Actually, the real winner's name is spelled 'oah', but that's a horse of a different color.
Like a brown, not a black with white. But anyway.
When you’re standing outside with a spray can and a little girl’s voice yells out “Daddy I want to sit on that!” You’re doing something right.
Pharaoh's been done for a while, I've been procrastinating on posting any photos because I was hoping to finish the other two (now three) horses at the same time.
You see.....
I acquired three plastic horses back around March-ish, and the plan was to finish all three before posting this blog. Show all three at the same time.
This is what I started with. Pharaoh is the one in brown. And they needed cleaning.
We call this a rodeo in a garage. They were repainted, white, gray, and black. Then given a ride.
This is horses in a car.
HOWEVER.
I’m going to be very busy for a while with painting and casting figurines for the kickstarter. And with the Triple Crown Winner of 2015 currently in the news, it’s time to drag my personal Egyptian horse out of the stable.
Here's the starting base coat, this horse is the best sculpted of the three.
My beginning concept was Alexander the Great’s horse, Bucephalus who was a very famous black horse. I went so far as to order coins with Alexander's face on them to cover the rodeo spots.

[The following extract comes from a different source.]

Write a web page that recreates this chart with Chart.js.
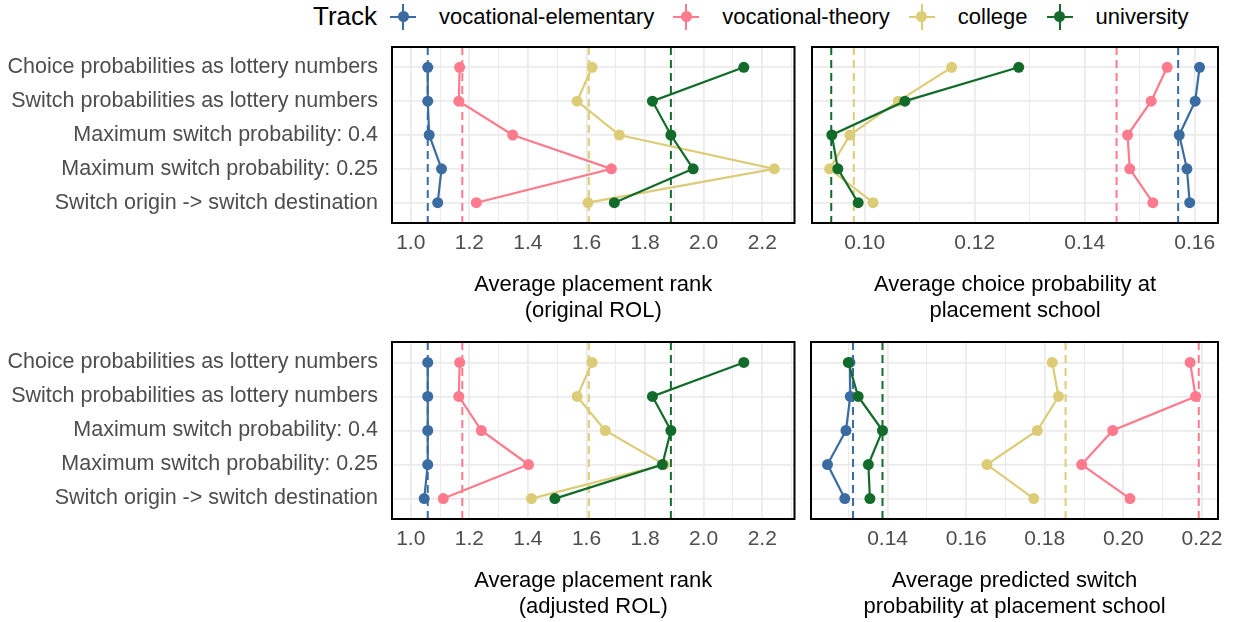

The wallpaper tells you this is a pony party.
But Alexander the Great was busy having an Empire and spending quality time in Egypt. And I was inspired by the colors of the black and white porcelain horses that occupied Japan used to make.
The only answer was to grab a lamp and 'Walk Like An Egyptian'.
Because my base literally quotes the song. One word per side. Now I'm fluent in little bird pictures.
The first step is to collect the horse and chosen lamp, then the odds and ends that inspire the horse and have potential colors. Not all of them work out, like the fan, for example. Some of these are thrift store, most were Ebay. Needing a metallic gold color, most of Pharaoh's accessories were bought not sculpted like other horses. I tried some sculpting on Pharaoh to hide his rodeo ancestry, but temperature changes affected some of his decorations and had to be stripped and repainted. Occasionally I'll pick up a sculpted horse shoe off the carpet.
Adding the accessories is the very last part of a carousel lamp horse.
Drilling, painting, finishes come first.
I allowed some of the original color to come through on this one.
You can see some patchwork on the upper left.
Switched the Alex coins for something more suitable.
Outside for quick touch-ups.
Some patchwork is still evident above.
The entire point of a carousel horse is to put them in places you wouldn't expect.
Confusing little kids in parking lots since 1984.
Now he lights up an entire room. I mentioned painting figurines for the kickstarter, and those will take 1st priority. That said...there's a fourth horse...and these are solar powered.